### WHAT IS ASKED
Please output the lines shown below exactly as they appear.
begin
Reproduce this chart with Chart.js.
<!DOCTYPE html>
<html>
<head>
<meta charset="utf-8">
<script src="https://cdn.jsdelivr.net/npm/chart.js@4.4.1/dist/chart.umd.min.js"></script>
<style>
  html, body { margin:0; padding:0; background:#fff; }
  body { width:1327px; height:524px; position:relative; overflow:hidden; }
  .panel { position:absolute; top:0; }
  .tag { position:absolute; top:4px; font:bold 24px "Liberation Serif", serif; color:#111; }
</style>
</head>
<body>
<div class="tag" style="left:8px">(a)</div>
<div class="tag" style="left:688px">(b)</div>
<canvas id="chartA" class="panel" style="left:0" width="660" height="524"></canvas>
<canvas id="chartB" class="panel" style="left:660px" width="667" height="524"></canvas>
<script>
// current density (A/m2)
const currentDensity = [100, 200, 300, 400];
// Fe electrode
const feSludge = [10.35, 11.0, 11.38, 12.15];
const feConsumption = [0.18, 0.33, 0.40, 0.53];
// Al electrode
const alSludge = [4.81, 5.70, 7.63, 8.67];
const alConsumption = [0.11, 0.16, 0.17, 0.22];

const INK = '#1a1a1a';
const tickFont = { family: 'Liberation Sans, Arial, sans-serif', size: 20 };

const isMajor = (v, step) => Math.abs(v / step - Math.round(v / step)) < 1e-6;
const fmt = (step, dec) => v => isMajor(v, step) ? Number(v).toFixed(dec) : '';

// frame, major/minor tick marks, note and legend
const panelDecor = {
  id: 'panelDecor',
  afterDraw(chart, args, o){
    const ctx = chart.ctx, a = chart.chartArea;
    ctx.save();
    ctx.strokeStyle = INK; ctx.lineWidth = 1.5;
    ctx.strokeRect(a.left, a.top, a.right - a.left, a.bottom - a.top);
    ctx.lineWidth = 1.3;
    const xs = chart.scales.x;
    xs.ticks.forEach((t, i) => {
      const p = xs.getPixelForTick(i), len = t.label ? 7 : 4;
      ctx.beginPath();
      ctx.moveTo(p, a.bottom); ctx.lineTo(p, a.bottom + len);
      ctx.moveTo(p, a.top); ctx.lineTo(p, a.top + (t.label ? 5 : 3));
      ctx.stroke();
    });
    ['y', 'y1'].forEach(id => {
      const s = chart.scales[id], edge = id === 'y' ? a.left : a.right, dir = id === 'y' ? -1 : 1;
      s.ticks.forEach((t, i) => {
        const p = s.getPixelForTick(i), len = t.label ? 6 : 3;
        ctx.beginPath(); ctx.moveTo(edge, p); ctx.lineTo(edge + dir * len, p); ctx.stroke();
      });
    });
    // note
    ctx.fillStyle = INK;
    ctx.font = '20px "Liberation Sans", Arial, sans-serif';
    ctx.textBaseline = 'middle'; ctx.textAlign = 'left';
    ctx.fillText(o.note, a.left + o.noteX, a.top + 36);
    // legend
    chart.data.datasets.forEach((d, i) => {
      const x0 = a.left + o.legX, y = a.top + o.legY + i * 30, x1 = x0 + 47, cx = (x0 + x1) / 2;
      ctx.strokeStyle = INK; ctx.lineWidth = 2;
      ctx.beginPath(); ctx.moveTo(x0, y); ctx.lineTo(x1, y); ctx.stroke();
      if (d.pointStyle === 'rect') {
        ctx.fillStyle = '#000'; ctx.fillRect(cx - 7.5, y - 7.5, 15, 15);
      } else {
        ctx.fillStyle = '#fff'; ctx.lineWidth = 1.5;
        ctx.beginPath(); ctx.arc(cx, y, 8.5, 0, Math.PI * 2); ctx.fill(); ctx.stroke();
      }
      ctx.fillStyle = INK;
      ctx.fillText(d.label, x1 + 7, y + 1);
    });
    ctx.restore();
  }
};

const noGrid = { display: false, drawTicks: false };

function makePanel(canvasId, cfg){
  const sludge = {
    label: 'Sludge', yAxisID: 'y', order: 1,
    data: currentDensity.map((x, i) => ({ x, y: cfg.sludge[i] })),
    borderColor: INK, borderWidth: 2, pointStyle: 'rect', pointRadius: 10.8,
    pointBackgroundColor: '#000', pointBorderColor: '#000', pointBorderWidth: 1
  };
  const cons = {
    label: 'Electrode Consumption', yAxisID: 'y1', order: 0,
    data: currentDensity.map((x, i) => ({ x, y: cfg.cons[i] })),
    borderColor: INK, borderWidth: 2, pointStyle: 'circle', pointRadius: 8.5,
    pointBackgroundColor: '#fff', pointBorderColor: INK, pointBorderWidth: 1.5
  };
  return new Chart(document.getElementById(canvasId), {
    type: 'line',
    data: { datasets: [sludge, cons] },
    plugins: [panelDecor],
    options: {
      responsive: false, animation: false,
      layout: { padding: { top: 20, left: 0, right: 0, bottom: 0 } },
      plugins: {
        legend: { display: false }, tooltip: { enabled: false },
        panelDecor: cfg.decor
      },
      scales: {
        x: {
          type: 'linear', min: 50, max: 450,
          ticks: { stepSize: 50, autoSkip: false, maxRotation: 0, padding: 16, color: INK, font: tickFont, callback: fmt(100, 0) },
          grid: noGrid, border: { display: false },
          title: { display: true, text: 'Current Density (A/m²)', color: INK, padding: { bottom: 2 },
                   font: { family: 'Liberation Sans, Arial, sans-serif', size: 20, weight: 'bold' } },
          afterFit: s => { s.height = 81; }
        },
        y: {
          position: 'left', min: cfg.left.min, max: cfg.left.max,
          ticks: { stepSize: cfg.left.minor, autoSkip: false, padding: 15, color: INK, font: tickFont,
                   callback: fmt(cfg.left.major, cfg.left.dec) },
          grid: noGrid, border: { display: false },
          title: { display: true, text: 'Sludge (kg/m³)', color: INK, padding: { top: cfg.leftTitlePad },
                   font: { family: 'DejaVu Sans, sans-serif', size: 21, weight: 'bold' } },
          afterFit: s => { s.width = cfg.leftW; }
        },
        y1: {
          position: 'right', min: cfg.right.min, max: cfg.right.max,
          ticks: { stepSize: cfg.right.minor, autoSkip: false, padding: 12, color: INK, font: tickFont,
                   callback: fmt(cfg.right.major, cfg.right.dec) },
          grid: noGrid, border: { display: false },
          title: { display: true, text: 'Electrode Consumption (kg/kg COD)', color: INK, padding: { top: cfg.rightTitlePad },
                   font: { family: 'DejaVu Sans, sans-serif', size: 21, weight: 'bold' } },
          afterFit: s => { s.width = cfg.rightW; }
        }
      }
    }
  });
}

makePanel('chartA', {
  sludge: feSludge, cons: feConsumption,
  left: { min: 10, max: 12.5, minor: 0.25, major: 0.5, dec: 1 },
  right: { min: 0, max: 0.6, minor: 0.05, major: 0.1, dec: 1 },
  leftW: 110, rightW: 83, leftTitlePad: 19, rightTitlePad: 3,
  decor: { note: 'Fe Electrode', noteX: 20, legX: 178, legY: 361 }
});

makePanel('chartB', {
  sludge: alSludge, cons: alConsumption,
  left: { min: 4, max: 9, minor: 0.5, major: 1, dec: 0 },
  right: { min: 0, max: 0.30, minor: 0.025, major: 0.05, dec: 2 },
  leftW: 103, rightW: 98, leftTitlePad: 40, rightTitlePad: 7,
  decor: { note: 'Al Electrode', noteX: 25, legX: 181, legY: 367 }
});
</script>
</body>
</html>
end
### RESULT BELOW
Reproduce this chart with Chart.js.
<!DOCTYPE html>
<html>
<head>
<meta charset="utf-8">
<script src="https://cdn.jsdelivr.net/npm/chart.js@4.4.1/dist/chart.umd.min.js"></script>
<style>
  html, body { margin:0; padding:0; background:#fff; }
  body { width:1327px; height:524px; position:relative; overflow:hidden; }
  .panel { position:absolute; top:0; }
  .tag { position:absolute; top:4px; font:bold 24px "Liberation Serif", serif; color:#111; }
</style>
</head>
<body>
<div class="tag" style="left:8px">(a)</div>
<div class="tag" style="left:688px">(b)</div>
<canvas id="chartA" class="panel" style="left:0" width="660" height="524"></canvas>
<canvas id="chartB" class="panel" style="left:660px" width="667" height="524"></canvas>
<script>
// current density (A/m2)
const currentDensity = [100, 200, 300, 400];
// Fe electrode
const feSludge = [10.35, 11.0, 11.38, 12.15];
const feConsumption = [0.18, 0.33, 0.40, 0.53];
// Al electrode
const alSludge = [4.81, 5.70, 7.63, 8.67];
const alConsumption = [0.11, 0.16, 0.17, 0.22];

const INK = '#1a1a1a';
const tickFont = { family: 'Liberation Sans, Arial, sans-serif', size: 20 };

const isMajor = (v, step) => Math.abs(v / step - Math.round(v / step)) < 1e-6;
const fmt = (step, dec) => v => isMajor(v, step) ? Number(v).toFixed(dec) : '';

// frame, major/minor tick marks, note and legend
const panelDecor = {
  id: 'panelDecor',
  afterDraw(chart, args, o){
    const ctx = chart.ctx, a = chart.chartArea;
    ctx.save();
    ctx.strokeStyle = INK; ctx.lineWidth = 1.5;
    ctx.strokeRect(a.left, a.top, a.right - a.left, a.bottom - a.top);
    ctx.lineWidth = 1.3;
    const xs = chart.scales.x;
    xs.ticks.forEach((t, i) => {
      const p = xs.getPixelForTick(i), len = t.label ? 7 : 4;
      ctx.beginPath();
      ctx.moveTo(p, a.bottom); ctx.lineTo(p, a.bottom + len);
      ctx.moveTo(p, a.top); ctx.lineTo(p, a.top + (t.label ? 5 : 3));
      ctx.stroke();
    });
    ['y', 'y1'].forEach(id => {
      const s = chart.scales[id], edge = id === 'y' ? a.left : a.right, dir = id === 'y' ? -1 : 1;
      s.ticks.forEach((t, i) => {
        const p = s.getPixelForTick(i), len = t.label ? 6 : 3;
        ctx.beginPath(); ctx.moveTo(edge, p); ctx.lineTo(edge + dir * len, p); ctx.stroke();
      });
    });
    // note
    ctx.fillStyle = INK;
    ctx.font = '20px "Liberation Sans", Arial, sans-serif';
    ctx.textBaseline = 'middle'; ctx.textAlign = 'left';
    ctx.fillText(o.note, a.left + o.noteX, a.top + 36);
    // legend
    chart.data.datasets.forEach((d, i) => {
      const x0 = a.left + o.legX, y = a.top + o.legY + i * 30, x1 = x0 + 47, cx = (x0 + x1) / 2;
      ctx.strokeStyle = INK; ctx.lineWidth = 2;
      ctx.beginPath(); ctx.moveTo(x0, y); ctx.lineTo(x1, y); ctx.stroke();
      if (d.pointStyle === 'rect') {
        ctx.fillStyle = '#000'; ctx.fillRect(cx - 7.5, y - 7.5, 15, 15);
      } else {
        ctx.fillStyle = '#fff'; ctx.lineWidth = 1.5;
        ctx.beginPath(); ctx.arc(cx, y, 8.5, 0, Math.PI * 2); ctx.fill(); ctx.stroke();
      }
      ctx.fillStyle = INK;
      ctx.fillText(d.label, x1 + 7, y + 1);
    });
    ctx.restore();
  }
};

const noGrid = { display: false, drawTicks: false };

function makePanel(canvasId, cfg){
  const sludge = {
    label: 'Sludge', yAxisID: 'y', order: 1,
    data: currentDensity.map((x, i) => ({ x, y: cfg.sludge[i] })),
    borderColor: INK, borderWidth: 2, pointStyle: 'rect', pointRadius: 10.8,
    pointBackgroundColor: '#000', pointBorderColor: '#000', pointBorderWidth: 1
  };
  const cons = {
    label: 'Electrode Consumption', yAxisID: 'y1', order: 0,
    data: currentDensity.map((x, i) => ({ x, y: cfg.cons[i] })),
    borderColor: INK, borderWidth: 2, pointStyle: 'circle', pointRadius: 8.5,
    pointBackgroundColor: '#fff', pointBorderColor: INK, pointBorderWidth: 1.5
  };
  return new Chart(document.getElementById(canvasId), {
    type: 'line',
    data: { datasets: [sludge, cons] },
    plugins: [panelDecor],
    options: {
      responsive: false, animation: false,
      layout: { padding: { top: 20, left: 0, right: 0, bottom: 0 } },
      plugins: {
        legend: { display: false }, tooltip: { enabled: false },
        panelDecor: cfg.decor
      },
      scales: {
        x: {
          type: 'linear', min: 50, max: 450,
          ticks: { stepSize: 50, autoSkip: false, maxRotation: 0, padding: 16, color: INK, font: tickFont, callback: fmt(100, 0) },
          grid: noGrid, border: { display: false },
          title: { display: true, text: 'Current Density (A/m²)', color: INK, padding: { bottom: 2 },
                   font: { family: 'Liberation Sans, Arial, sans-serif', size: 20, weight: 'bold' } },
          afterFit: s => { s.height = 81; }
        },
        y: {
          position: 'left', min: cfg.left.min, max: cfg.left.max,
          ticks: { stepSize: cfg.left.minor, autoSkip: false, padding: 15, color: INK, font: tickFont,
                   callback: fmt(cfg.left.major, cfg.left.dec) },
          grid: noGrid, border: { display: false },
          title: { display: true, text: 'Sludge (kg/m³)', color: INK, padding: { top: cfg.leftTitlePad },
                   font: { family: 'DejaVu Sans, sans-serif', size: 21, weight: 'bold' } },
          afterFit: s => { s.width = cfg.leftW; }
        },
        y1: {
          position: 'right', min: cfg.right.min, max: cfg.right.max,
          ticks: { stepSize: cfg.right.minor, autoSkip: false, padding: 12, color: INK, font: tickFont,
                   callback: fmt(cfg.right.major, cfg.right.dec) },
          grid: noGrid, border: { display: false },
          title: { display: true, text: 'Electrode Consumption (kg/kg COD)', color: INK, padding: { top: cfg.rightTitlePad },
                   font: { family: 'DejaVu Sans, sans-serif', size: 21, weight: 'bold' } },
          afterFit: s => { s.width = cfg.rightW; }
        }
      }
    }
  });
}

makePanel('chartA', {
  sludge: feSludge, cons: feConsumption,
  left: { min: 10, max: 12.5, minor: 0.25, major: 0.5, dec: 1 },
  right: { min: 0, max: 0.6, minor: 0.05, major: 0.1, dec: 1 },
  leftW: 110, rightW: 83, leftTitlePad: 19, rightTitlePad: 3,
  decor: { note: 'Fe Electrode', noteX: 20, legX: 178, legY: 361 }
});

makePanel('chartB', {
  sludge: alSludge, cons: alConsumption,
  left: { min: 4, max: 9, minor: 0.5, major: 1, dec: 0 },
  right: { min: 0, max: 0.30, minor: 0.025, major: 0.05, dec: 2 },
  leftW: 103, rightW: 98, leftTitlePad: 40, rightTitlePad: 7,
  decor: { note: 'Al Electrode', noteX: 25, legX: 181, legY: 367 }
});
</script>
</body>
</html>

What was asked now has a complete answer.